Toutefois, la réflexion reste ouverte et la démonstration à laquelle je viens de me livrer est tout à fait contestable. L’univers parallèle dont j’ai défini les contours peut très bien uniquement provenir d’une hallucination prolongée du personnage éponyme ou issu d'un de ses rêves : à la fin du film, tous les personnages liés peu ou prou à Donald se réveillent bien en sursaut à la suite d'un même cauchemar. Néanmoins, cette toute dernière hypothèse ferait perdre, à mon sens, de la force au film car tous les concepts de voyage dans le temps ou d’univers parallèles seraient relégués à un rang virtuel, fruits de l’imagination fertile d’un adolescent qui se cherche et qui « a peur ».
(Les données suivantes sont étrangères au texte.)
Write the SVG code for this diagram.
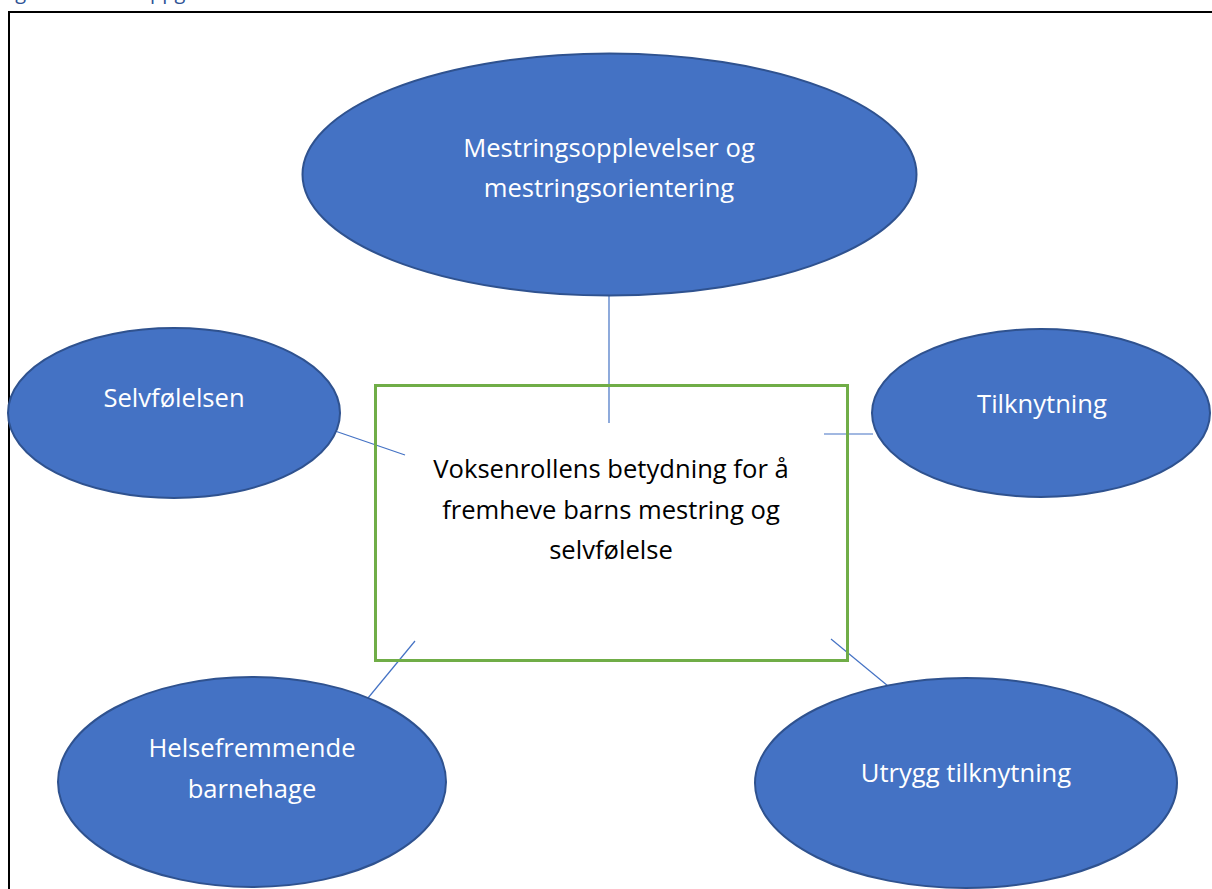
<svg xmlns="http://www.w3.org/2000/svg" width="1212" height="889" viewBox="0 0 1212 889">
<style>
.node ellipse{fill:#4472C4;stroke:#2F528F;stroke-width:2}
.lbl{font-family:"Open Sans","Liberation Sans",sans-serif;font-size:25.6px;fill:#FFFFFF;text-anchor:middle}
.ctr{font-family:"Open Sans","Liberation Sans",sans-serif;font-size:25.6px;fill:#000000;text-anchor:middle}
.conn line{stroke:#4472C4;stroke-width:1.2}
</style>
<rect width="1212" height="889" fill="#FFFFFF"/>
<text x="0" y="-1" font-family="Open Sans, Liberation Sans, sans-serif" font-size="20" fill="#2F5496">Figur 1 <tspan x="138">oppgave</tspan></text>
<rect id="frame" x="9" y="12" width="1230" height="900" fill="none" stroke="#000000" stroke-width="2"/>
<g id="connectors" class="conn">
<line x1="609" y1="296" x2="609" y2="423"/>
<line x1="335" y1="431" x2="405" y2="455"/>
<line x1="824" y1="434" x2="873" y2="434"/>
<line x1="415" y1="641" x2="368" y2="698"/>
<line x1="831" y1="639" x2="888" y2="686"/>
</g>
<g id="center">
<rect x="375.5" y="385.5" width="472" height="275" fill="none" stroke="#70AD47" stroke-width="3"/>
<text class="ctr" x="611" y="478">Voksenrollens betydning for å</text>
<text class="ctr" x="611" y="519">fremheve barns mestring og</text>
<text class="ctr" x="611" y="559">selvfølelse</text>
</g>
<g id="mestring" class="node">
<ellipse cx="609.5" cy="174.5" rx="307" ry="121"/>
<text class="lbl" x="609" y="157">Mestringsopplevelser og</text>
<text class="lbl" x="609" y="197">mestringsorientering</text>
</g>
<g id="selvfolelsen" class="node">
<ellipse cx="174" cy="413" rx="166" ry="85"/>
<text class="lbl" x="174" y="407">Selvfølelsen</text>
</g>
<g id="tilknytning" class="node">
<ellipse cx="1041" cy="413" rx="169" ry="84"/>
<text class="lbl" x="1042" y="413">Tilknytning</text>
</g>
<g id="helsefremmende" class="node">
<ellipse cx="252" cy="782" rx="194" ry="105"/>
<text class="lbl" x="252" y="757">Helsefremmende</text>
<text class="lbl" x="252" y="798">barnehage</text>
</g>
<g id="utrygg" class="node">
<ellipse cx="966" cy="783" rx="211" ry="105"/>
<text class="lbl" x="966" y="782">Utrygg tilknytning</text>
</g>
</svg>
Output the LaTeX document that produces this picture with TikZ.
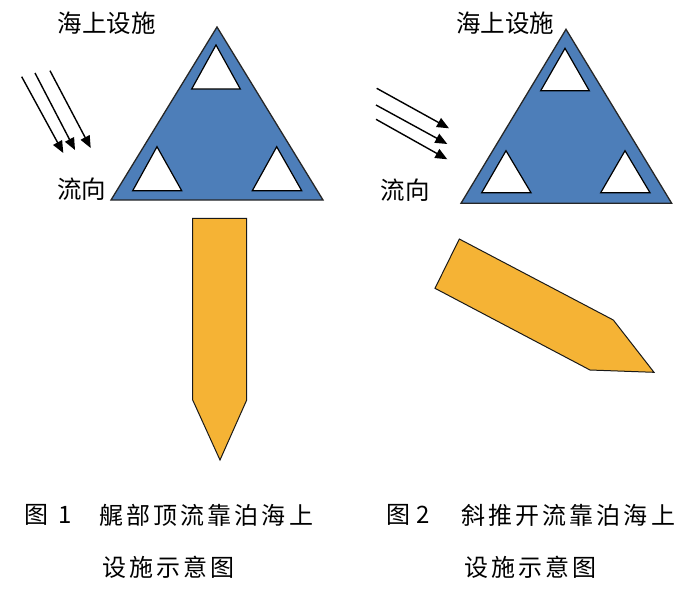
\documentclass[tikz,border=0pt]{standalone}
\usepackage{fontspec}
\newfontfamily\cjk{Noto Sans CJK SC}
\newfontfamily\cjkcap[LetterSpace=13]{Noto Sans CJK SC}
\usetikzlibrary{arrows.meta}
\definecolor{facblue}{RGB}{77,126,185}
\definecolor{shiporange}{RGB}{245,179,53}
\tikzset{
  facility/.style={fill=facblue, draw=black!85, line width=1.3pt, line join=miter},
  hole/.style={fill=white, draw=black, line width=1.2pt, line join=miter},
  ship/.style={fill=shiporange, draw=black!90, line width=1pt, line join=miter},
  flow/.style={draw=black, line width=1.4pt, -{Triangle[length=12pt,width=10pt]}},
  toplabel/.style={font=\cjk\fontsize{24.5}{27}\selectfont, inner sep=0pt},
  captext/.style={font=\cjkcap\fontsize{24}{27}\selectfont, inner sep=0pt, anchor=west},
  capnum/.style={font=\cjk\fontsize{24}{27}\selectfont, inner sep=0pt}
}
\begin{document}
\begin{tikzpicture}[x=1pt,y=-1pt]
\useasboundingbox (0,0) rectangle (700,595);
% ---------- Figure 1 ----------
\draw[facility] (217,27) -- (323,200) -- (111,200) -- cycle;
\draw[hole] (216,45) -- (240.3,89) -- (191.7,89) -- cycle;
\draw[hole] (157,146.7) -- (181.7,190.7) -- (132.7,190.7) -- cycle;
\draw[hole] (276.7,146.7) -- (301.7,190.7) -- (252.3,190.7) -- cycle;
\draw[ship] (192.7,218.3) -- (246.7,218.3) -- (246.7,400) -- (220,460) -- (192.7,400) -- cycle;
\coordinate (a1s) at (21.7,76.7);  \coordinate (a1e) at (63.3,153);
\coordinate (a2s) at (35,73);      \coordinate (a2e) at (75,150);
\coordinate (a3s) at (50,70.7);    \coordinate (a3e) at (90.7,148);
\draw[flow] (a1s) -- (a1e);
\draw[flow] (a2s) -- (a2e);
\draw[flow] (a3s) -- (a3e);
\node[toplabel] (fac1) at (106.5,23) {海上设施};
\node[toplabel] (dir1) at (81.5,189) {流向};
% ---------- Figure 2 ----------
\draw[facility] (566,29.3) -- (671.7,203.3) -- (461,203.3) -- cycle;
\draw[hole] (565,48.3) -- (589.3,90.7) -- (540.7,90.7) -- cycle;
\draw[hole] (506,150.7) -- (531,192.7) -- (481.7,192.7) -- cycle;
\draw[hole] (625,150.7) -- (650,192.7) -- (600.7,192.7) -- cycle;
\draw[ship] (459.3,239) -- (613.3,320) -- (654,372.3) -- (590,370) -- (435,288.3) -- cycle;
\coordinate (b1s) at (376.7,88.3); \coordinate (b1e) at (449,128.3);
\coordinate (b2s) at (376,105);    \coordinate (b2e) at (447.3,144);
\coordinate (b3s) at (376,119.3);  \coordinate (b3e) at (447.3,159.3);
\draw[flow] (b1s) -- (b1e);
\draw[flow] (b2s) -- (b2e);
\draw[flow] (b3s) -- (b3e);
\node[toplabel] (fac2) at (505,23) {海上设施};
\node[toplabel] (dir2) at (405,190) {流向};
% ---------- Captions ----------
\node[capnum] (c1fig) at (36,515) {图};
\node[capnum] (c1num) at (65,515) {1};
\node[captext] (c1a) at (99,515) {艉部顶流靠泊海上};
\node[captext] (c1b) at (102,567) {设施示意图};
\node[capnum] (c2fig) at (398,515) {图};
\node[capnum] (c2num) at (423.5,515) {2};
\node[captext] (c2a) at (461,515) {斜推开流靠泊海上};
\node[captext] (c2b) at (464,567) {设施示意图};
\end{tikzpicture}
\end{document}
Je veux apporter un autre point de réflexion qui n’est pas forcément en lien avec le développement ci-dessus mais qui contribue au débat. Lorsque Darko préfère se sacrifier en restant dans son lit, le film prend une dimension quasi-religieuse et biblique. Il se sacrifie car il sait que son action dans son rêve ou dans l’univers parallèle (dont la création je le rappelle est liée à la modification d’un événement arbitraire dans le passé) entraînera la mort de tous les êtres qu’il aime : sa petite amie, sa mère, sa sœur et Franck qui n’est autre, on le découvre, que le petit ami de cette dernière. A la manière du Christ qui, dans la religion chrétienne, s’est sacrifié pour sauver les hommes, racheter leurs fautes et leurs pêchés et les préserver du pandémonium, Donnie meurt et met « fin » à son « monde » renvoyant à la double acception de l’expression initiale : la boucle semble bel et bien définitivement bouclée.